Jesus didn’t spare the Romans his direct wrath either. “Woe unto thee, Chorazin! woe unto thee, Bethsaida! for if the mighty works, which were done in you, had been done in Tyre and Sidon, they would have repented long ago in sackcloth and ashes.” (Matthew 11: 21)

Bethsaida’s name means “house of the fisherman” in Aramaic. Five of the apostles – Peter, Andrew, Philip, James and John – came from there. King Herod’s son Philip, who ruled that portion of the country, had built a temple there to honor one of Rome’s pagan goddesses. That’s another recent archaeological discovery. Nowhere else in Galilee was there a pagan temple. Jesus didn’t like that. He performed several miracles in Bethsaida or nearby, probably to tick the Romans off.

Jesus had his Palm Sunday entry into Jerusalem in the week before Passover. Coming to Jerusalem at that time and in that manner was like taking over Super Bowl week. Everybody who was anybody was in Jerusalem for Passover. It must have been then that the Romans decided to take him out. He was getting too popular and powerful. That was a threat to the state. Crimes against the state carried one penalty: crucifixion.

The Romans are the bad guys here, not “The Jews.” Rome had its Jewish collaborators, who did the dirty work and whose history was further edited by Christians with an agenda. But they, the Romans, gave the order. Pontius Pilate was a butcher, not a decent man whose hand was forced by the clerics.

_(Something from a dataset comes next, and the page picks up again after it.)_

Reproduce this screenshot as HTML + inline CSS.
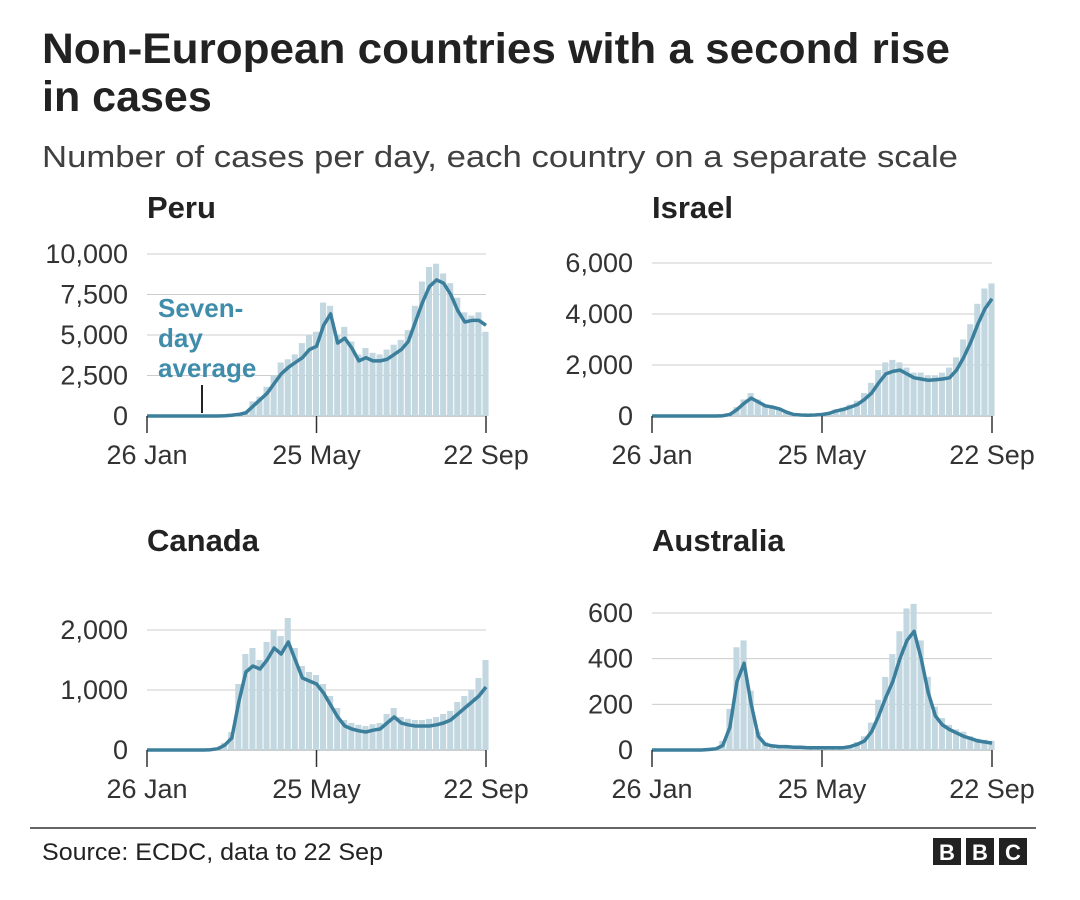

Jesus never had a thought of establishing a new religion to supplant Judaism. He was a good, loyal Jew who wanted to fix what had gone wrong. And his teachings are for everyone.

Jesus’ preaching career may very well have begun at Migdal, where he met that wonderful redhead Mary Magdalen. But Jesus’ circumcision eight days after his birth marked his entry into the world that he would change forever.

It’s unfortunate indeed that the Feast of the Circumcision of Jesus is no longer a part of Catholics’ liturgical calendar. It’s an occasion that we, his followers, should celebrate with joy and with appreciation for all that he subsequently did for us and for everyone else. That was quite a bit, don’t you think?